- プレスリリース
J-PARCハドロン実験施設のKOTO実験が中性K中間子の稀な崩壊で世界最高感度を十倍更新 – ”物質と反物質の違い”の解明に第一歩を踏み出す-
2019年3月4日
大強度陽子加速器施設「J-PARC」のハドロン実験施設で中性K中間子の稀な崩壊を探索する国際共同研究:KOTO実験は、2015年に収集したデータを解析し、中性K中間子が中性パイ中間子と二つのニュートリノに崩壊する割合は三億分の一より小さいという結果を得ました。これまでの世界最高感度を十倍更新しています。K中間子の崩壊を用いて物質と反物質の違い(CP対称性の破れ)を解明する研究が本格的にスタートしたと言えます。今後は、2016年以降に収集したデータの解析による世界最高感度の更新が期待されます。2018年の秋に行った測定器の増強をもとに新たなデータ収集が2019年2月から始まります。
本研究の成果は、物理学の国際的な専門誌である「Physical Review Letters」の2019年1月18日号に掲載されました。
研究成果のポイント
・J-PARCの実験でK中間子の稀な崩壊を探索する感度を十倍更新。
・K中間子の崩壊を用いて物質と反物質の違い(CP対称性の破れ)を解明する研究が本格的にスタート。
用語解説
注1.K中間子
K中間子は、第二世代のクォークであるストレンジクォーク(s)を含む粒子です。

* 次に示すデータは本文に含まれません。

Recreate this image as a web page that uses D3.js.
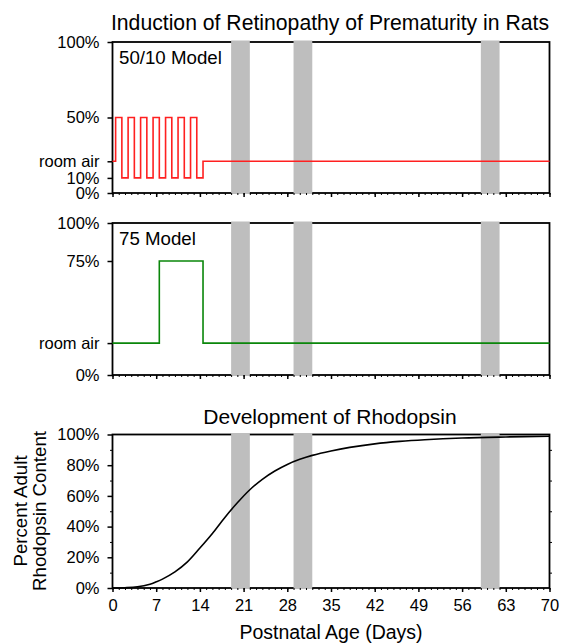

第一世代のアップクォーク(u)との組み合わせの“電荷を持つK中間子(K+)”、ダウンクォーク(d)との組み合わせの“電荷を持たない中性のK中間子(K0)”、そして各々の反粒子(K–、K0)があります(下図)。中性のK中間子はK0とK0の二種類あり、粒子と反粒子の関係にあります。
注2.崩壊
高エネルギー衝突反応で生成される粒子は、時間とともに質量が軽いいくつかの粒子に移り変わっていきます。数億分の一秒という、日常生活では考えられないほど短い瞬間に起こる出来事です。粒子の中にあるクォークに相互作用がはたらいて起こるこのような現象を“崩壊”と呼びます。粒子が崩壊するパターンは一通りではありません。様々な崩壊パターンを詳しく調べていくと、どのような相互作用がはたらくのかがわかります。
注3. 寿命の長い中性K中間子の崩壊
粒子と反粒子の関係にある二つの中性K中間子:K0とK0の量子力学的な重ね合わせにより、寿命の長い中性K中間子(KL)と短い中性K中間子(KS)が生じます。KLはその重ね合わせから、CP対称性がマイナスという性質をもっています。中性パイ中間子と二つのニュートリノの系はCP対称性がプラスです。そのため、KL→π0ννは崩壊の前後でCP対称性がマイナスからプラスに変わり、CP対称性を破る崩壊になります。
注4.電磁カロリメータ
電磁カロリメータは、ガンマ線の入射位置、時間そしてエネルギーを測定する装置です。KOTO実験の電磁カロリメータは、直径2メートルの円筒の中に長さ50センチメートル、断面が2.5センチメートル角と5センチメートル角の二種類のヨウ化セシウム(CsI)の結晶を合計で2716本積み上げて作りました(下図)。米国のフェルミ国立加速器研究所で1990年代に行われたK中間子崩壊実験(KTeV実験)に使用されていた結晶を、日米科学技術協力事業のもとで日本に移設しました。ガンマ線のエネルギーはCsI結晶の発光に変換され、発光は光電子増倍管により電気信号となり、その信号波形をシカゴ大学で開発された高速の電子回路とミシガン大学で開発されたデータ収集システムで読み出しています。